Pull out every line below that holds the word "seaborn".

[START]

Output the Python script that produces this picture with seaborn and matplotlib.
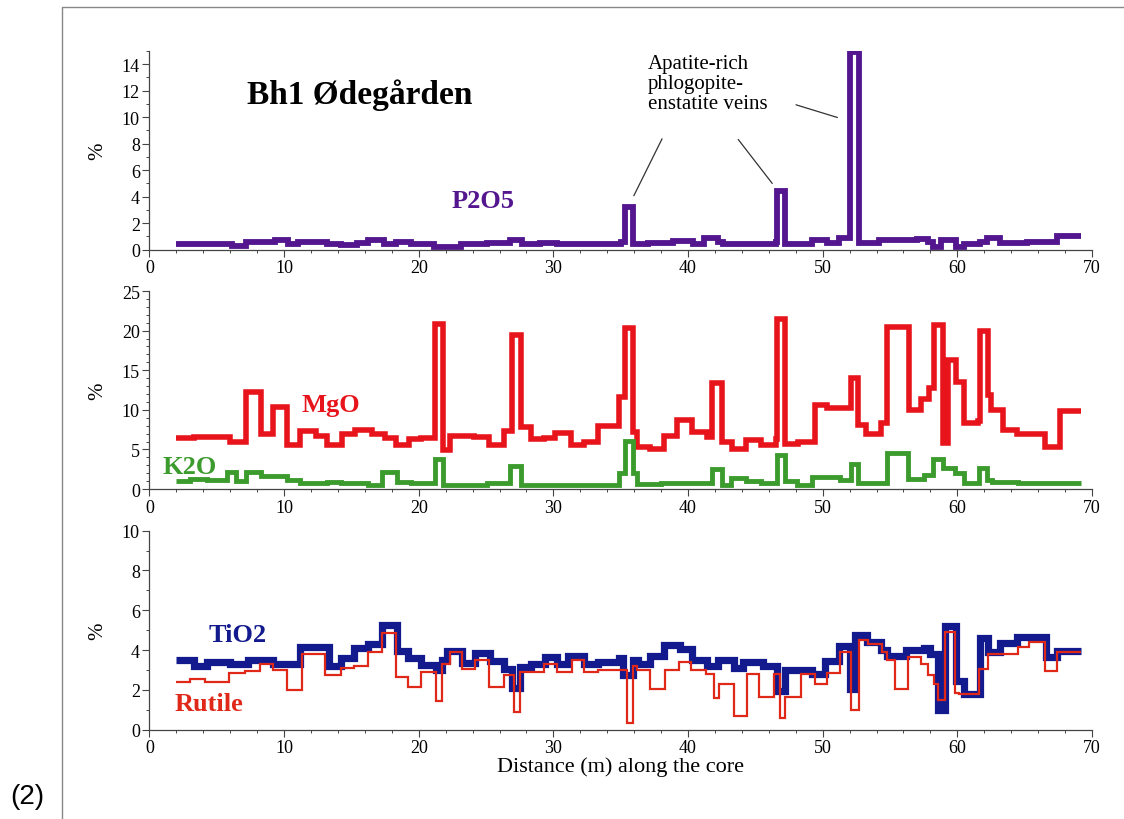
import numpy as np
import pandas as pd
import matplotlib
matplotlib.use("Agg")
import matplotlib.pyplot as plt
import seaborn as sns
from matplotlib.ticker import MultipleLocator
from matplotlib.lines import Line2D

# step data: each series is given as interval edges (m) and the value in each interval (%)
p2o5_edges = [2.0, 6.1, 7.2, 9.3, 10.3, 11.0, 12.4, 13.2, 14.2, 15.4, 16.2, 17.4, 18.3, 19.4, 21.1,
              23.1, 25.1, 26.8, 27.7, 29.0, 30.3, 35.0, 35.3, 35.9, 37.0, 38.9, 40.4, 41.2, 42.2, 42.6,
              46.5, 46.6, 47.2, 49.2, 50.3, 51.2, 52.0, 52.7, 54.2, 57.0, 57.8, 58.2, 58.8, 59.9, 60.5,
              61.7, 62.2, 63.2, 65.2, 67.4, 69.2]
p2o5_vals = [0.43, 0.3, 0.55, 0.75, 0.45, 0.6, 0.55, 0.45, 0.35, 0.5, 0.7, 0.4, 0.6, 0.45, 0.2,
             0.4, 0.5, 0.7, 0.45, 0.5, 0.45, 0.6, 3.25, 0.4, 0.5, 0.65, 0.45, 0.9, 0.6, 0.4,
             0.6, 4.4, 0.45, 0.7, 0.5, 0.9, 14.9, 0.5, 0.7, 0.8, 0.55, 0.2, 0.7, 0.2, 0.4,
             0.6, 0.9, 0.5, 0.6, 1.0]

mgo_edges = [2.0, 3.3, 6.0, 7.2, 8.3, 9.2, 10.2, 11.2, 12.4, 13.2, 14.3, 15.3, 16.5, 17.5, 18.3,
             19.3, 20.2, 21.2, 21.8, 22.3, 24.1, 25.2, 26.3, 26.9, 27.6, 28.3, 29.3, 30.1, 31.3,
             32.3, 33.3, 34.9, 35.3, 35.9, 36.2, 37.2, 38.2, 39.2, 40.3, 41.4, 41.8, 42.5, 43.3,
             44.3, 45.4, 46.5, 46.6, 47.2, 48.2, 49.4, 50.3, 52.1, 52.6, 53.2, 54.3, 54.8, 56.4,
             57.3, 57.9, 58.3, 58.9, 59.3, 59.9, 60.5, 61.5, 61.7, 62.3, 62.5, 63.4, 64.4, 66.5,
             67.6, 69.2]
mgo_vals = [6.4, 6.6, 6.0, 12.2, 7.0, 10.3, 5.5, 7.3, 6.7, 5.5, 6.9, 7.5, 7.0, 6.5,
            5.5, 6.3, 6.5, 20.8, 4.9, 6.7, 6.6, 5.5, 7.3, 19.4, 7.8, 6.3, 6.5, 7.1,
            5.6, 6.0, 8.0, 11.6, 20.3, 7.2, 5.3, 5.1, 6.7, 8.7, 7.2, 6.6, 13.4, 5.9,
            5.0, 6.2, 5.6, 6.3, 21.5, 5.7, 6.0, 10.6, 10.2, 14.0, 8.1, 6.9, 8.3, 20.5,
            10.0, 11.4, 12.8, 20.7, 5.8, 16.3, 13.5, 8.3, 8.6, 19.9, 11.9, 10.0, 7.4, 7.0,
            5.3, 9.8]

k2o_edges = [2.0, 3.0, 4.25, 5.75, 6.4, 7.2, 8.3, 10.2, 11.2, 13.2, 14.2, 16.2, 17.3, 18.4, 19.4,
             21.2, 21.8, 25.1, 26.8, 27.6, 34.9, 35.3, 35.9, 36.2, 38.0, 41.8, 42.5, 43.2, 44.3,
             45.4, 46.6, 47.2, 48.1, 49.2, 51.3, 52.1, 52.6, 54.8, 56.3, 57.5, 58.2, 58.9, 59.8,
             60.5, 61.6, 62.2, 62.6, 64.5, 69.2]
k2o_vals = [1.05, 1.3, 1.1, 2.2, 1.0, 2.2, 1.7, 1.2, 0.75, 0.85, 0.7, 0.5, 2.1, 0.9,
            0.7, 3.8, 0.55, 0.7, 2.9, 0.5, 2.0, 6.1, 2.0, 0.6, 0.8, 2.5, 0.5, 1.35,
            1.0, 0.7, 4.3, 1.05, 0.5, 1.55, 1.1, 3.15, 0.7, 4.5, 1.3, 1.8, 3.8, 2.7,
            2.0, 0.7, 2.7, 1.2, 0.9, 0.7]

tio2_edges = [2.0, 3.3, 4.25, 6.0, 7.35, 9.2, 11.2, 13.3, 14.2, 15.2, 16.2, 17.3, 18.4, 19.2, 20.2,
              21.3, 21.7, 22.1, 23.2, 24.2, 25.3, 26.3, 26.9, 27.5, 28.3, 29.4, 30.3, 31.1, 32.3,
              33.3, 34.9, 35.2, 35.9, 36.3, 37.2, 38.2, 39.4, 40.3, 41.4, 42.2, 43.4, 44.1, 45.6,
              46.6, 47.2, 49.2, 50.2, 51.2, 52.0, 52.4, 53.3, 54.3, 54.8, 56.2, 57.5, 58.0, 58.6,
              59.1, 59.9, 60.5, 61.7, 62.3, 63.2, 64.4, 66.6, 67.4, 69.2]
tio2_vals = [3.5, 3.2, 3.4, 3.3, 3.5, 3.3, 4.14, 3.2, 3.6, 4.1, 4.3, 5.28, 3.97, 3.6,
             3.23, 3.0, 3.5, 3.95, 3.35, 3.84, 3.47, 3.05, 2.1, 3.17, 3.3, 3.67, 3.3, 3.7,
             3.3, 3.4, 3.6, 2.75, 3.5, 3.3, 3.7, 4.27, 4.05, 3.5, 3.2, 3.5, 3.08, 3.4,
             3.2, 1.96, 3.0, 2.8, 3.47, 4.2, 2.04, 4.76, 4.42, 4.0, 3.72, 4.0, 4.1, 3.8,
             0.97, 5.2, 2.45, 1.8, 4.6, 3.9, 4.35, 4.66, 3.64, 3.97]

rutile_edges = [2.0, 3.0, 4.1, 5.9, 7.1, 8.2, 9.2, 10.2, 11.3, 13.0, 14.2, 15.2, 16.2, 17.3, 18.3,
                19.2, 20.2, 21.3, 21.7, 22.3, 23.2, 24.2, 25.2, 26.3, 27.05, 27.5, 29.3, 30.3, 31.4,
                32.3, 33.3, 35.5, 35.9, 36.2, 37.2, 38.3, 39.3, 40.2, 41.3, 41.9, 42.3, 43.4, 44.4,
                45.3, 46.4, 46.8, 47.2, 48.4, 49.4, 50.3, 51.3, 52.1, 52.7, 53.4, 54.4, 54.8, 55.4,
                56.3, 57.3, 57.8, 58.3, 58.6, 59.1, 59.8, 60.1, 61.6, 62.3, 64.5, 65.3, 66.5, 67.4,
                69.2]
rutile_vals = [2.38, 2.55, 2.4, 2.85, 2.97, 3.3, 3.0, 2.0, 3.8, 2.76, 3.1, 3.2, 3.9, 4.85,
               2.63, 2.13, 2.9, 1.46, 3.3, 3.9, 3.05, 3.5, 2.13, 2.75, 0.87, 2.88, 3.3, 2.9,
               3.5, 2.9, 3.0, 0.34, 3.2, 3.0, 2.04, 3.0, 3.4, 3.0, 2.8, 1.6, 2.3, 0.67,
               2.8, 1.64, 2.8, 0.57, 1.63, 2.8, 2.3, 2.85, 3.9, 1.0, 4.5, 4.3, 3.9, 3.5,
               2.04, 3.64, 3.3, 2.76, 2.3, 1.5, 4.9, 1.84, 1.8, 3.05, 3.8, 4.14, 4.42, 2.93,
               3.9]

c_p2o5 = '#54168e'
c_mgo = '#e8141c'
c_k2o = '#3c9b2d'
c_tio2 = '#121a8e'
c_rut = '#e02818'

sns.set_style('ticks')
plt.rcParams['font.family'] = ['Liberation Serif', 'DejaVu Serif']
plt.rcParams['text.color'] = 'black'
plt.rcParams['axes.labelcolor'] = 'black'
plt.rcParams['xtick.color'] = 'black'
plt.rcParams['ytick.color'] = 'black'


def step_line(ax, edges, vals, color, lw):
    df = pd.DataFrame({'x': edges, 'y': list(vals) + [vals[-1]]})
    sns.lineplot(data=df, x='x', y='y', ax=ax, color=color, lw=lw, estimator=None, sort=False,
                 drawstyle='steps-post', solid_joinstyle='miter', solid_capstyle='butt')


def style_axis(ax, ymax, major, minor):
    ax.set_xlim(0, 70)
    ax.set_ylim(0, ymax)
    ax.xaxis.set_major_locator(MultipleLocator(10))
    ax.xaxis.set_minor_locator(MultipleLocator(2))
    ax.yaxis.set_major_locator(MultipleLocator(major))
    ax.yaxis.set_minor_locator(MultipleLocator(minor))
    ax.tick_params(which='major', direction='out', length=5, width=0.8, labelsize=13,
                   color='#444444', labelcolor='black', pad=2)
    ax.tick_params(which='minor', direction='out', length=2.5, width=0.7, color='#444444')
    sns.despine(ax=ax)
    for s in ['left', 'bottom']:
        ax.spines[s].set_color('#444444')
        ax.spines[s].set_linewidth(0.9)
    ax.set_xlabel('')
    ax.set_ylabel('%', fontsize=15, color='black')
    ax.yaxis.set_label_coords(-0.045, 0.5)
    ax.set_facecolor('none')


fig = plt.figure(figsize=(11.24, 8.2), dpi=100)
ax1 = fig.add_axes([0.133, 0.6943, 0.8385, 0.2425])
ax2 = fig.add_axes([0.133, 0.4024, 0.8385, 0.2415])
ax3 = fig.add_axes([0.133, 0.1089, 0.8385, 0.2427])

# top panel: P2O5
step_line(ax1, p2o5_edges, p2o5_vals, c_p2o5, 4.2)
style_axis(ax1, 15, 2, 1)
ax1.text(15.6, 11.7, 'Bh1 Ødegården', fontsize=24, fontweight='bold', ha='center', va='center')
ax1.text(24.8, 3.7, 'P2O5', fontsize=19, fontweight='bold', color=c_p2o5, ha='center', va='center')
ax1.text(37.0, 14.75, 'Apatite-rich\nphlogopite-\nenstatite veins', fontsize=15, ha='left', va='top',
         linespacing=1.08)
for (xa, ya), (xb, yb) in [((38.16, 8.55), (35.88, 3.88)),
                           ((43.6, 8.48), (46.38, 4.83)),
                           ((47.82, 10.99), (51.29, 9.91))]:
    ax1.annotate('', xy=(xb, yb), xytext=(xa, ya),
                 arrowprops=dict(arrowstyle='-', color='#333333', lw=0.9))

# middle panel: MgO and K2O
step_line(ax2, mgo_edges, mgo_vals, c_mgo, 4.0)
step_line(ax2, k2o_edges, k2o_vals, c_k2o, 3.5)
style_axis(ax2, 25, 5, 1)
ax2.text(13.5, 10.7, 'MgO', fontsize=19, fontweight='bold', color=c_mgo, ha='center', va='center')
ax2.text(3.0, 2.9, 'K2O', fontsize=19, fontweight='bold', color=c_k2o, ha='center', va='center')

# bottom panel: TiO2 and rutile
step_line(ax3, tio2_edges, tio2_vals, c_tio2, 5.2)
step_line(ax3, rutile_edges, rutile_vals, c_rut, 1.6)
style_axis(ax3, 10, 2, 1)
ax3.text(6.55, 4.76, 'TiO2', fontsize=19, fontweight='bold', color=c_tio2, ha='center', va='center')
ax3.text(4.4, 1.34, 'Rutile', fontsize=19, fontweight='bold', color=c_rut, ha='center', va='center')
ax3.set_xlabel('Distance (m) along the core', fontsize=16, labelpad=0, color='black')

# outer frame and panel number
fig.add_artist(Line2D([62 / 1124, 62 / 1124, 1.0], [0.0, 1 - 8 / 820, 1 - 8 / 820],
                      transform=fig.transFigure, color='#888888', lw=1.0))
fig.text(0.024, 0.028, '(2)', fontsize=20, family='Liberation Sans', ha='center', va='center')

fig.savefig('out.png', dpi=100, facecolor='white')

[END]

• **Problem solution**:
Output the Python script that produces this picture with seaborn and matplotlib.
import seaborn as sns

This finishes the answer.